- Born: Samuel Lipski 1938 (age 86–87)
- Education: University of Melbourne
- Occupations: Executive; TV producer; reporter; writer;
- Known for: Reporter and columnist The Age; The Australian; The Bulletin; The Sydney Morning Herald Four Corners as Executive producer; This Day Tonight;

= Sam Lipski =

Australian journalist

Samuel Lipski (born 1938) is an Australian journalist.

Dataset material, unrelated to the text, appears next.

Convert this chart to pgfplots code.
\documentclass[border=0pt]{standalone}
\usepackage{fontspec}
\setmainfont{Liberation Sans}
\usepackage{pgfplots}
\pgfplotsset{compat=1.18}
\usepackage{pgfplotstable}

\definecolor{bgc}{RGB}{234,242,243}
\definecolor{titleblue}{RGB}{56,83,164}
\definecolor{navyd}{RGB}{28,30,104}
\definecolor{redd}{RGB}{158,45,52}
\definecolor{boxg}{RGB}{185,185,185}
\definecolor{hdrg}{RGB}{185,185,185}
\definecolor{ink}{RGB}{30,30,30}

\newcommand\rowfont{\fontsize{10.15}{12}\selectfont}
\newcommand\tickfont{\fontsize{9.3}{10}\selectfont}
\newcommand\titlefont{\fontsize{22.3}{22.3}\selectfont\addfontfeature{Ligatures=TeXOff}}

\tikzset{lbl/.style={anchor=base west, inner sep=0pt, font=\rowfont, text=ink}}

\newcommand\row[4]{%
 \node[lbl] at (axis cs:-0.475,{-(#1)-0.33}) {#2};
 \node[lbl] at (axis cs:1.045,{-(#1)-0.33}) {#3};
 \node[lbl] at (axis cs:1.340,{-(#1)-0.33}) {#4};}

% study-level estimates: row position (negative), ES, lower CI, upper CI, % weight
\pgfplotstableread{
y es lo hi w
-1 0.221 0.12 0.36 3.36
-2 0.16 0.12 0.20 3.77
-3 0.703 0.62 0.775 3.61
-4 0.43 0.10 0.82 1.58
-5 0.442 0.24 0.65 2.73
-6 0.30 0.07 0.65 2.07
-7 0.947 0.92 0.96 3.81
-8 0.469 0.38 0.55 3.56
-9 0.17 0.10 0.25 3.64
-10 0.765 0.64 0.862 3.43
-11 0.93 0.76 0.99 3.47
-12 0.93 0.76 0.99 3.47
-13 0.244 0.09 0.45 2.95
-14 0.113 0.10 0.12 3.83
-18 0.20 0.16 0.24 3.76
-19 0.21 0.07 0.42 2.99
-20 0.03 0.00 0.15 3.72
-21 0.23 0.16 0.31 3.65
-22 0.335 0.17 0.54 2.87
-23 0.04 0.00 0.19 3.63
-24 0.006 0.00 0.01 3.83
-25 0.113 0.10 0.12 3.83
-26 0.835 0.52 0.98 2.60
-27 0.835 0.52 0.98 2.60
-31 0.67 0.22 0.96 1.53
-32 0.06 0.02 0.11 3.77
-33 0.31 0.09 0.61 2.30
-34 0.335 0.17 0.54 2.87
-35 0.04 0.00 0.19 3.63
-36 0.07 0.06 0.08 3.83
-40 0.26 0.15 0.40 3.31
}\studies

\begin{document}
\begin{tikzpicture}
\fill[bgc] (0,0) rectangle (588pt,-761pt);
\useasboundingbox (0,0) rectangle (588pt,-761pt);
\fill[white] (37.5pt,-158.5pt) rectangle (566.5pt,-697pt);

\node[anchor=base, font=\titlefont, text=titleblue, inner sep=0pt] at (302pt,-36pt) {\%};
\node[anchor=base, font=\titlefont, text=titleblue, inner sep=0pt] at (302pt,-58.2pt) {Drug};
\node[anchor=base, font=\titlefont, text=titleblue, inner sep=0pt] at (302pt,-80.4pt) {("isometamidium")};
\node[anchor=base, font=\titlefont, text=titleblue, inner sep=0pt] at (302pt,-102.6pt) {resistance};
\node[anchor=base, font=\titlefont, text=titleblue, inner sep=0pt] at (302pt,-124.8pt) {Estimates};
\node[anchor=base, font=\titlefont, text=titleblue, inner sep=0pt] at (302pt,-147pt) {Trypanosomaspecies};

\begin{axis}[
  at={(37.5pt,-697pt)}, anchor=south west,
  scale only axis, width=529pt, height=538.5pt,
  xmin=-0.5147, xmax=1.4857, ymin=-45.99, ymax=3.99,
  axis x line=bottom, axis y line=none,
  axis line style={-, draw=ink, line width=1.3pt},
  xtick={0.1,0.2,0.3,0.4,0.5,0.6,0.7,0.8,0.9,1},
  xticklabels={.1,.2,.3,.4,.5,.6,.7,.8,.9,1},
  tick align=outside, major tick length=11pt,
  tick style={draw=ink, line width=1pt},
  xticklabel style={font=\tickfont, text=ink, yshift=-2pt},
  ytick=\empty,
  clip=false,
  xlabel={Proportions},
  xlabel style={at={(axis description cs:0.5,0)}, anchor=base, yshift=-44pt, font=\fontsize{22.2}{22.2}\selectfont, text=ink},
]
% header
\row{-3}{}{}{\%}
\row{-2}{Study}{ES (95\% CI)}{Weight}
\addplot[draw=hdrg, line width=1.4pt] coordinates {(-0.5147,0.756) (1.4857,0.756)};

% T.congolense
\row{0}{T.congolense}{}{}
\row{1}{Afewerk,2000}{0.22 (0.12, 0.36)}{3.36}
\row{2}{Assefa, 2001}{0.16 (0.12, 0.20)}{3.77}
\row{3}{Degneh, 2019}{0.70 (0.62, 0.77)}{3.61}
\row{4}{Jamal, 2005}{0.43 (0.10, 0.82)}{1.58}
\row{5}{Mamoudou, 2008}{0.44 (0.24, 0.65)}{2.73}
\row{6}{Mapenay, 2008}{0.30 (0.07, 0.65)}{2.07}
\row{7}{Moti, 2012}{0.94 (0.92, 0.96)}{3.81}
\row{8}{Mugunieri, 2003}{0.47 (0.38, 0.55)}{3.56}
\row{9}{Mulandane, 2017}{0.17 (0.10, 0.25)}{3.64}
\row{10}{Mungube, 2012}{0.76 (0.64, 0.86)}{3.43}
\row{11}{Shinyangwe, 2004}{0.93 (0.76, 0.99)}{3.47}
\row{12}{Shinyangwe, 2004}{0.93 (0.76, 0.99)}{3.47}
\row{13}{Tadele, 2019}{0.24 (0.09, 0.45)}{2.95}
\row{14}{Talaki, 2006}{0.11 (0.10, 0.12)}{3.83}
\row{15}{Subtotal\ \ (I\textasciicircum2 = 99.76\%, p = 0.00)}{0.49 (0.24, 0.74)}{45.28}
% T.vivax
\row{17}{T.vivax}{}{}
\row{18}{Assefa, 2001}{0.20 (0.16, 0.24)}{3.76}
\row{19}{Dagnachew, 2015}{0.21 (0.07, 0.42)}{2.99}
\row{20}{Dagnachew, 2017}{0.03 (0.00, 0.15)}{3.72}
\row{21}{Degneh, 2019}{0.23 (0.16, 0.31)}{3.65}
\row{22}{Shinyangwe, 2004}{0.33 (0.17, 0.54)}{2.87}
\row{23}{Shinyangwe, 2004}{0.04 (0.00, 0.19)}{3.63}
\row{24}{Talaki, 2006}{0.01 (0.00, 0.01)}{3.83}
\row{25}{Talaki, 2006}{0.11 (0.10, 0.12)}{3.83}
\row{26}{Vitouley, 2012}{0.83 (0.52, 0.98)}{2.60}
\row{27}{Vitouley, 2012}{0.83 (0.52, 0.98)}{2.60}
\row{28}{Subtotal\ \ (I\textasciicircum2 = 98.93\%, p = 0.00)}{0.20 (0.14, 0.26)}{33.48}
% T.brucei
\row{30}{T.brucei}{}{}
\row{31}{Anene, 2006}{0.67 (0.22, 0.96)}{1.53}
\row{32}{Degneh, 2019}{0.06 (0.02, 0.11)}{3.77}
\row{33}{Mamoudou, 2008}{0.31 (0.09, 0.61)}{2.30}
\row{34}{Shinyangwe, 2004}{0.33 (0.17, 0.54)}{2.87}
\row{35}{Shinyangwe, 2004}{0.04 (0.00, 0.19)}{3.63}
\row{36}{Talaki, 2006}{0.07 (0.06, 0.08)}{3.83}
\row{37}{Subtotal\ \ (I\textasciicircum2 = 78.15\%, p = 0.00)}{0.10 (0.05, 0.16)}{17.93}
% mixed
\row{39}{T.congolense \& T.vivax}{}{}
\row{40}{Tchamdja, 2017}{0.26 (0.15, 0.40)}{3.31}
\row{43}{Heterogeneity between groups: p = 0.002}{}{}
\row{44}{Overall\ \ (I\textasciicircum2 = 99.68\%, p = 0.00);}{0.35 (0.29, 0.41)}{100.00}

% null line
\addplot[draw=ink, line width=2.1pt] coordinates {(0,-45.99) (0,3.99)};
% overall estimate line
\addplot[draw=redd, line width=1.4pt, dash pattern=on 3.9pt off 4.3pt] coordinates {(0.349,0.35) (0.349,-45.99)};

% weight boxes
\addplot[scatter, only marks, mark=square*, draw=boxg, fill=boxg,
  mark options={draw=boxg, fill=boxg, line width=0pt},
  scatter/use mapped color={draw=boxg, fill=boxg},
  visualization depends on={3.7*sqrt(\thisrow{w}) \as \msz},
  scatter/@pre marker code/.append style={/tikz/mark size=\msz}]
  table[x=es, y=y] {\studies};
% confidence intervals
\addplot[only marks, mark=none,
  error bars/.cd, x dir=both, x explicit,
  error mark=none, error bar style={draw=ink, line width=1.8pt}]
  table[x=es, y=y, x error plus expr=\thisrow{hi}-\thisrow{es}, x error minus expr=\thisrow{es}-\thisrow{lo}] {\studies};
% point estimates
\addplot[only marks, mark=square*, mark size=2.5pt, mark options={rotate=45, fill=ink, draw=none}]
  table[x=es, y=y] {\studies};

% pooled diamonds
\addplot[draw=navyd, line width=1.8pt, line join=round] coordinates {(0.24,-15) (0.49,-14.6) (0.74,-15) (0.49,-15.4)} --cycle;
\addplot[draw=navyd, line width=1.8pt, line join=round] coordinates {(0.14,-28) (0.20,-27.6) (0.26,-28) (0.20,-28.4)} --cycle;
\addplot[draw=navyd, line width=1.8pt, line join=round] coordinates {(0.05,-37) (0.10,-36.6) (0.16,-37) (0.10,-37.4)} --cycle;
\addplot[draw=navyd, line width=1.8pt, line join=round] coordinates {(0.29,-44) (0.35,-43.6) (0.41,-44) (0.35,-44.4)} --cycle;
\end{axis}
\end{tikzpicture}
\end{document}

== Early life and education ==
Lipski was born in 1938. He was educated at University High School, Melbourne, the Institute for Youth Leadership, Jerusalem, and the University of Melbourne, where he graduated with the degree of Bachelor of Arts.

==Career==
During his career, he has been editor-in-chief of the Australian Jewish News and has worked as a reporter and columnist for The Age, The Australian, The Bulletin and The Sydney Morning Herald. He was also Washington correspondent for the Jerusalem Post, as well as The Australian. He also worked at a senior level in television, both for Channel 9 Melbourne and with the Australian Broadcasting Corporation where he was executive producer of Four Corners and founding producer of This Day Tonight. He is chief executive of the Melbourne-based philanthropic Pratt Foundation and a former president of the State Library of Victoria. He was a commentator on Melbourne radio station 3AW.

== Awards ==
In 1993 Lipski was honored with appointment as a Member of the Order of Australia (AM) for services to the media. Lipski was awarded a Centenary medal and in 2008 was awarded an honorary Doctor of Laws from Monash University.

== Personal life ==
He lives in Melbourne and has three children.